The Lone Child – Anna George

2017,

Viking Penguin Random House Australia

Reviewer: Gabrielle Ryan.

Synopsis

Neve Ayres has always been so careful. Since her mother’s death when Neve was seven, she’s learned to look after herself and to keep her cards close. But now her deliberately constructed world has collapsed: her partner’s left her when she was eight months pregnant. And so, alone with her newborn son, she’s retreated to her cliff-top holiday house in coastal Flinders.

There, another child comes into her life.

Review by Gabrielle Ryan

This is more a psychological thriller than a crime novel per se, and Anna George executes the psychological twists and turns beautifully. It is, at its heart, about motherhood, and it is refreshing to see motherhood receive such delicate, intimate attention on the page.

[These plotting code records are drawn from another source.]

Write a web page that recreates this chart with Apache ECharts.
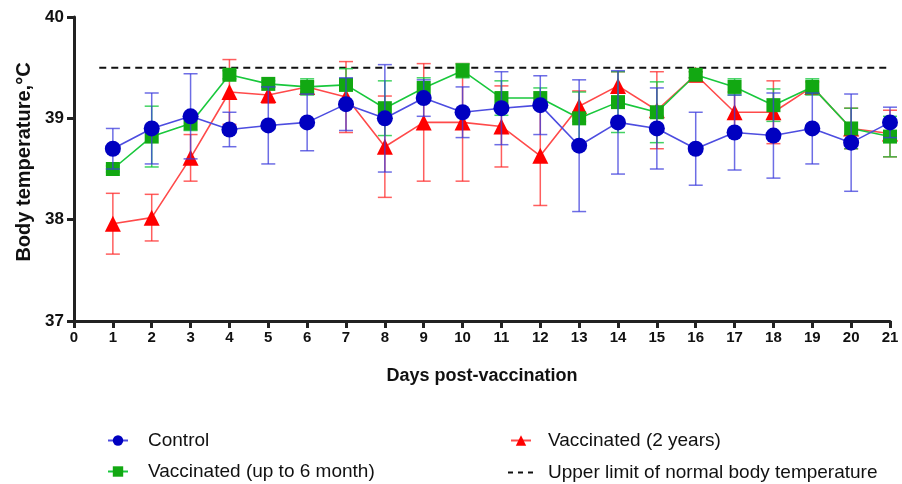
<!DOCTYPE html>
<html>
<head>
<meta charset="utf-8">
<script src="https://cdn.jsdelivr.net/npm/echarts@6/dist/echarts.min.js"></script>
<style>
  html, body { margin: 0; padding: 0; background: #fff; }
  #chart { width: 902px; height: 484px; }
</style>
</head>
<body>
<div id="chart"></div>
<script>
  // days post-vaccination
  const days = [1, 2, 3, 4, 5, 6, 7, 8, 9, 10, 11, 12, 13, 14, 15, 16, 17, 18, 19, 20, 21];

  // Control group: mean and SD
  const controlMean = [38.70, 38.90, 39.02, 38.89, 38.93, 38.96, 39.14, 39.00, 39.20, 39.06, 39.10, 39.13, 38.73, 38.96, 38.90, 38.70, 38.86, 38.83, 38.90, 38.76, 38.96];
  const controlSd = [0.20, 0.35, 0.42, 0.17, 0.38, 0.28, 0.26, 0.53, 0.18, 0.25, 0.36, 0.29, 0.65, 0.51, 0.40, 0.36, 0.37, 0.42, 0.35, 0.48, 0.15];

  // Vaccinated (up to 6 month)
  const sixMonthMean = [38.50, 38.82, 38.95, 39.43, 39.34, 39.31, 39.33, 39.10, 39.30, 39.47, 39.20, 39.20, 39.00, 39.16, 39.06, 39.43, 39.31, 39.13, 39.31, 38.90, 38.82];
  const sixMonthSd = [0.03, 0.30, 0.07, 0.04, 0.03, 0.08, 0.16, 0.27, 0.10, 0.07, 0.17, 0.10, 0.26, 0.30, 0.30, 0.03, 0.08, 0.16, 0.08, 0.20, 0.20];

  // Vaccinated (2 years)
  const twoYearMean = [37.96, 38.02, 38.61, 39.26, 39.23, 39.31, 39.21, 38.72, 38.96, 38.96, 38.92, 38.63, 39.12, 39.32, 39.08, 39.43, 39.06, 39.06, 39.31, 38.90, 38.85];
  const twoYearSd = [0.30, 0.23, 0.23, 0.32, 0.08, 0.05, 0.35, 0.50, 0.58, 0.58, 0.40, 0.49, 0.15, 0.14, 0.38, 0.03, 0.20, 0.31, 0.05, 0.20, 0.23];

  // upper limit of normal body temperature
  const upperLimit = 39.5;
  const upperLimitRange = [0.65, 20.95];

  const xTicks = { min: 0, max: 21, interval: 1 };
  const yTicks = { min: 37, max: 40, interval: 1 };

  const names = {
    control: 'Control',
    sixMonth: 'Vaccinated (up to 6 month)',
    twoYear: 'Vaccinated (2 years)',
    limit: 'Upper limit of normal body temperature',
  };

  const chart = echarts.init(document.getElementById('chart'), null, { renderer: 'canvas' });

  const toPoints = (mean) => days.map((d, i) => [d, mean[i]]);
  const toBars = (mean, sd) => days.map((d, i) => [d, mean[i] - sd[i], mean[i] + sd[i]]);

  /** 误差线：竖线 + 上下横帽 */
  const errorBarSeries = (name, mean, sd, color, z) => ({
    name: name + ' SD',
    type: 'custom',
    z: z,
    silent: true,
    data: toBars(mean, sd),
    renderItem: (params, api) => {
      const x = api.value(0);
      const lo = api.coord([x, api.value(1)]);
      const hi = api.coord([x, api.value(2)]);
      const half = 7;
      const style = { stroke: color, lineWidth: 1.5, fill: null };
      return {
        type: 'group',
        children: [
          { type: 'line', shape: { x1: hi[0], y1: hi[1], x2: lo[0], y2: lo[1] }, style },
          { type: 'line', shape: { x1: hi[0] - half, y1: hi[1], x2: hi[0] + half, y2: hi[1] }, style },
          { type: 'line', shape: { x1: lo[0] - half, y1: lo[1], x2: lo[0] + half, y2: lo[1] }, style },
        ],
      };
    },
  });

  const lineSeries = (name, mean, lineColor, markColor, symbol, size, z) => ({
    name: name,
    type: 'line',
    z: z,
    data: toPoints(mean),
    symbol: symbol,
    symbolSize: size,
    showAllSymbol: true,
    lineStyle: { color: lineColor, width: 1.6 },
    itemStyle: { color: markColor, borderWidth: 0 },
  });

  const legendBase = {
    orient: 'horizontal',
    itemWidth: 20,
    itemHeight: 13,
    itemGap: 10,
    textStyle: { fontFamily: 'Liberation Sans', fontSize: 19, color: '#111', padding: [0, 0, 0, 15] },
  };

  const option = {
    animation: false,
    backgroundColor: '#fff',
    grid: { left: 74, right: 12, top: 17, bottom: 163, containLabel: false },
    xAxis: {
      type: 'value',
      min: xTicks.min,
      max: xTicks.max,
      interval: xTicks.interval,
      name: 'Days post-vaccination',
      nameLocation: 'middle',
      nameGap: 46,
      nameTextStyle: { fontFamily: 'Liberation Sans', fontWeight: 'bold', fontSize: 18, color: '#111' },
      axisLine: { show: true, lineStyle: { color: '#222', width: 3 } },
      axisTick: { show: true, length: 7, lineStyle: { color: '#222', width: 3 } },
      axisLabel: { fontFamily: 'Liberation Sans', fontWeight: 'bold', fontSize: 15, color: '#111', margin: 9 },
      splitLine: { show: false },
    },
    yAxis: {
      type: 'value',
      min: yTicks.min,
      max: yTicks.max,
      interval: yTicks.interval,
      name: 'Body temperature,°C',
      nameLocation: 'middle',
      nameGap: 38,
      nameTextStyle: { fontFamily: 'Liberation Sans', fontWeight: 'bold', fontSize: 20, color: '#111', padding: [0, 0, 0, 14] },
      axisLine: { show: true, lineStyle: { color: '#222', width: 3 } },
      axisTick: { show: true, length: 7, lineStyle: { color: '#222', width: 3 } },
      axisLabel: { fontFamily: 'Liberation Sans', fontWeight: 'bold', fontSize: 17, color: '#111', margin: 10 },
      splitLine: { show: false },
    },
    legend: [
      { ...legendBase, left: 102, top: 426, data: [names.control] },
      { ...legendBase, left: 102, top: 457, data: [names.sixMonth] },
      {
        ...legendBase,
        left: 505,
        top: 426,
        textStyle: { ...legendBase.textStyle, padding: [0, 0, 0, 12] },
        data: [names.twoYear],
      },
      {
        ...legendBase,
        left: 503,
        top: 458,
        itemWidth: 25,
        itemHeight: 2,
        textStyle: { ...legendBase.textStyle, padding: [0, 0, 0, 10] },
        data: [{ name: names.limit, icon: 'path://M0,0h5v2h-5z M10,0h5v2h-5z M20,0h5v2h-5z' }],
      },
    ],
    series: [
      {
        name: names.limit,
        type: 'line',
        z: 1,
        data: upperLimitRange.map(x => [x, upperLimit]),
        symbol: 'none',
        lineStyle: { color: '#111', width: 2, type: [7, 5] },
        itemStyle: { color: '#111' },
      },
      errorBarSeries(names.twoYear, twoYearMean, twoYearSd, 'rgba(255, 40, 40, 0.75)', 2),
      lineSeries(names.twoYear, twoYearMean, '#ff4a4a', '#ff0000', 'triangle', 16, 3),
      errorBarSeries(names.sixMonth, sixMonthMean, sixMonthSd, 'rgba(20, 200, 60, 0.8)', 4),
      lineSeries(names.sixMonth, sixMonthMean, '#19c83c', '#12a812', 'rect', 14, 5),
      errorBarSeries(names.control, controlMean, controlSd, 'rgba(60, 60, 220, 0.75)', 6),
      lineSeries(names.control, controlMean, '#4d4de0', '#0000c0', 'circle', 16, 7),
    ],
  };

  chart.setOption(option);
</script>
</body>
</html>
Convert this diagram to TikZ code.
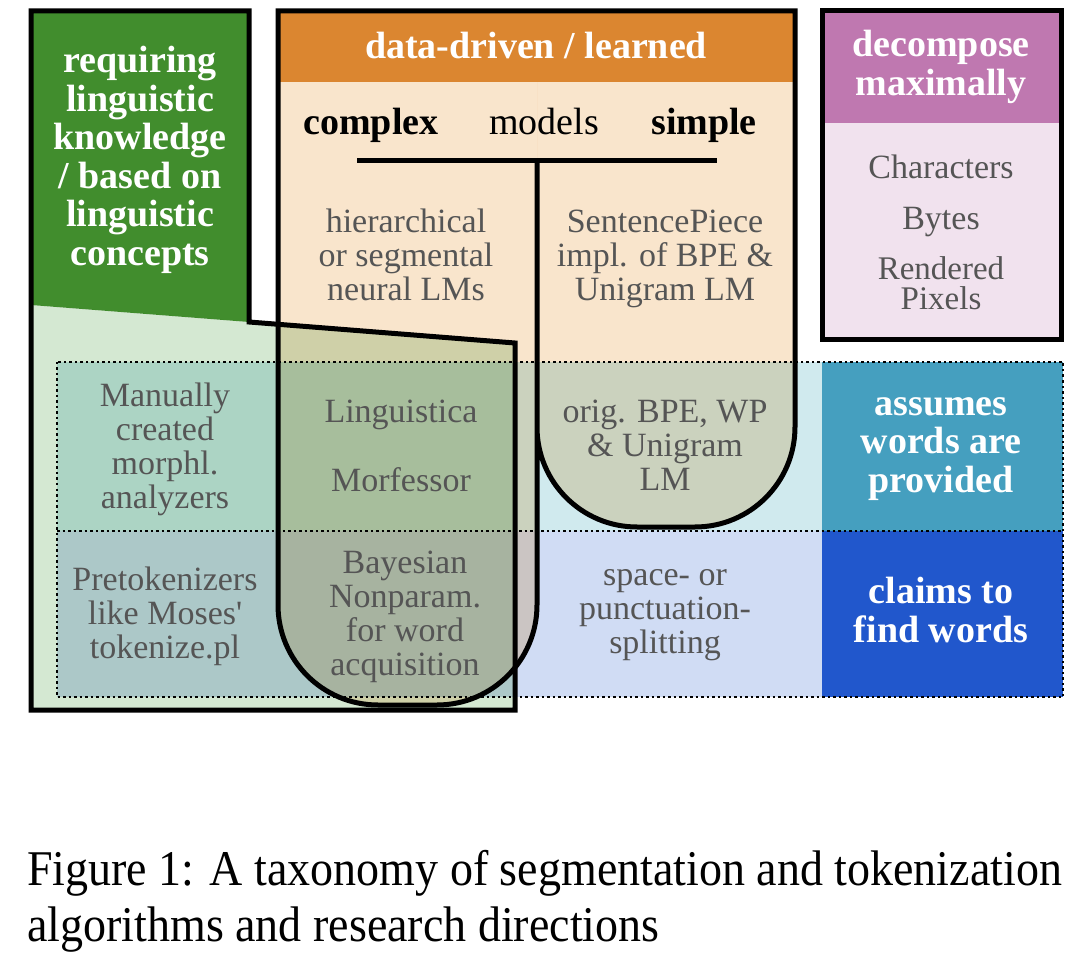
\documentclass[tikz,border=0pt]{standalone}
\usepackage{fontspec}
\setmainfont{Liberation Serif}
\newfontfamily\captionfont{Liberation Serif}[FakeStretch=0.92]
\newfontfamily\straightfont{Liberation Serif}[Ligatures=TeXOff]
\usetikzlibrary{positioning}

\definecolor{darkgreen}{HTML}{418D2D}
\definecolor{lightgreen}{HTML}{D4E8D2}
\definecolor{orangehead}{HTML}{DB8630}
\definecolor{peach}{HTML}{F9E5CC}
\definecolor{purplehead}{HTML}{BF78B0}
\definecolor{lightpurple}{HTML}{F1E2EE}
\definecolor{rowcyan}{HTML}{D0EAEE}
\definecolor{rowblue}{HTML}{D0DCF4}
\definecolor{tealcell}{HTML}{459FBF}
\definecolor{bluecell}{HTML}{2157CC}
\definecolor{greytext}{HTML}{555555}

\tikzset{
  bodytext/.style={text=greytext, align=center, inner sep=0pt, font=\fontsize{34}{34}\selectfont},
  headtext/.style={text=white, align=center, inner sep=0pt, font=\fontsize{38}{38.5}\selectfont\bfseries},
  axistext/.style={text=black, inner sep=0pt, anchor=base, font=\fontsize{38}{38.5}\selectfont},
  captext/.style={anchor=base west, inner sep=0pt, font=\captionfont\fontsize{50}{56}\selectfont},
  border/.style={draw=black, line width=5pt},
  gridline/.style={draw=black, line width=2.5pt, dash pattern=on 2.5pt off 3pt}
}

\begin{document}
\begin{tikzpicture}[x=1pt, y=-1pt]
    \fill[white] (0,0) rectangle (1080,976);
    \useasboundingbox (0,0) rectangle (1080,976);

    % rows of the grid
    \fill[rowcyan] (57,362) rectangle (1063,531);
    \fill[rowblue] (57,531) rectangle (1063,697);
    \fill[tealcell] (822,362) rectangle (1063,531);
    \fill[bluecell] (822,531) rectangle (1063,697);

    % linguistic knowledge box
    \fill[darkgreen] (31,11) -- (249,11) -- (249,322) -- (31,305) -- cycle;
    \begin{scope}[blend mode=multiply]
        \fill[lightgreen] (31,305) -- (249,322) -- (515,343) -- (515,710) -- (31,710) -- cycle;
        % data-driven box
        \fill[peach] (278,82) -- (278,605) arc[start angle=180, end angle=90, radius=100]
            -- (437,705) arc[start angle=90, end angle=0, radius=100] -- (537,82) -- cycle;
        \fill[peach] (537,82) -- (537,427) arc[start angle=180, end angle=90, radius=100]
            -- (695,527) arc[start angle=90, end angle=0, radius=100] -- (795,82) -- cycle;
    \end{scope}
    \fill[orangehead] (278,11) rectangle (795,82);

    % dotted grid
    \draw[gridline] (57,362) rectangle (1063,697);
    \draw[gridline] (57,531) -- (1063,531);

    % outlines
    \draw[border, line join=miter] (31,11) -- (249,11) -- (249,322) -- (515,343) -- (515,710) -- (31,710) -- cycle;
    \draw[border] (537,161) -- (537,605) arc[start angle=0, end angle=90, radius=100]
        -- (378,705) arc[start angle=90, end angle=180, radius=100] -- (278,11) -- (795,11)
        -- (795,427) arc[start angle=0, end angle=90, radius=100]
        -- (637,527) arc[start angle=90, end angle=180, radius=100] -- (537,427);
    \draw[border] (357,161) -- (717,161);

    % decompose box
    \fill[lightpurple] (822,11) rectangle (1061,340);
    \fill[purplehead] (822,11) rectangle (1061,123);
    \draw[border] (822,11) rectangle (1061,340);

    % headers
    \node[headtext] (ling) at (140,160) {requiring\\linguistic\\knowledge\\/ based on\\linguistic\\concepts};
    \node[headtext] (data) at (536,46) {data-driven / learned};
    \node[headtext] (decomp) at (941,67) {decompose\\maximally};
    \node[headtext] (assumes) at (941,449) {assumes\\words are\\provided};
    \node[headtext] (claims) at (941,610) {claims to\\find words};

    \node[axistext, font=\fontsize{38}{38.5}\selectfont\bfseries] (complex) at (371,135) {complex};
    \node[axistext] (models) at (544,135) {models};
    \node[axistext, font=\fontsize{38}{38.5}\selectfont\bfseries] (simple) at (704,135) {simple};

    % algorithms
    \node[bodytext] (hier) at (406,255) {hierarchical\\or segmental\\neural LMs};
    \node[bodytext] (spiece) at (665,259) {SentencePiece\\impl. of BPE \&\\Unigram LM};
    \node[bodytext] (chars) at (941,167) {Characters};
    \node[bodytext] (bytes) at (941,222) {Bytes};
    \node[bodytext, font=\fontsize{33}{30.5}\selectfont] (pixels) at (941,283) {Rendered\\Pixels};
    \node[bodytext] (manual) at (165,449) {Manually\\created\\morphl.\\analyzers};
    \node[bodytext] (lingu) at (401,415) {Linguistica};
    \node[bodytext] (morf) at (401,480) {Morfessor};
    \node[bodytext] (origbpe) at (665,445) {orig. BPE, WP\\\& Unigram\\LM};
    \node[bodytext] (pretok) at (165,616) {Pretokenizers\\like Moses{\straightfont '}\\tokenize.pl};
    \node[bodytext] (bayes) at (405,617) {Bayesian\\Nonparam.\\for word\\acquisition};
    \node[bodytext] (space) at (665,615) {space- or\\punctuation-\\splitting};

    % caption
    \node[captext] (cap1) at (27,885) {Figure 1: A taxonomy of segmentation and tokenization};
    \node[captext] (cap2) at (27,941) {algorithms and research directions};
\end{tikzpicture}
\end{document}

The majority of the novel alternates between the viewpoints of Neve, a struggling new mother who has moved to small-town Flinders to work out who she is in this new life, and Leah, a newly single mother with two little kids, struggling after her husband loses his job and moves to Queensland without them. From the start, we see that Neve is struggling with motherhood: there are the usual sleepless nights, but it is more than that. She is unable to bond with her baby because he looks too much like his father: her lover who left her when she was eight months pregnant to return to his wife. Her reality has completely changed, and she is not sure of the shape of it, or of herself, anymore. She hears and sees strange, out-of-place things, but neither she nor the reader is ever really sure whether there is a real threat to her, or whether it is her sleeplessness and ‘baby brain’ playing tricks.

Leah, on the other hand, doesn’t have the luxury of retreating to a big, comfortable seaside house. She’s been sleeping on her sister’s couch with her baby and her toddler who tends to run away, bringing the attention of the authorities to Leah’s family.

The contrast between Leah and Neve allows the novel to be an important reflection on class, privilege and prejudice. It allows Anna George to tease out the different judgements that still exist in an apparently classless society, particularly towards women and mothers. But the novel, for all its consideration of judgement, is itself remarkably un-judgemental. I found it to be a vindicating novel – for me, it vindicated my decision not to have children by showing with great honesty what a demanding change of life children are, but there were also some moments of beautiful tenderness that I believe could be vindicating for women who choose to have children, even though it’s hard: the moments that show why it’s all worth it. The novel seems to capture some of the complexity of the decision about having kids, and what this means for women. I loved this about the book.

Both Neve and Leah are beautifully drawn, and this is quintessentially a novel about women and their choices that become their responsibilities and then sometimes their traps. It is perhaps understandable then that the male characters in this novel were less complex than the women. Even the third narrator, Sal, a man grieving over the recent death of his mother, felt a bit lightly sketched. I understand the purpose of Sal’s perspective: it is through him that we see that Neve’s family has a history in the town and that there are secrets there, he becomes a potential love interest for Neve, and he is the one who begins to question the reality of what Neve sees: to show us Neve’s unreliability as a narrator. But I am not entirely sure he reached his potential as an independent, fully-formed character in the book.

However, it was the women in the book who were the stars, and who compelled me to read this novel in just a couple of days. Anna George is a master at writing uncertainty, to pull the rug from under her readers’ feet and make them doubt what they see, what they believe. And to make them question what they know.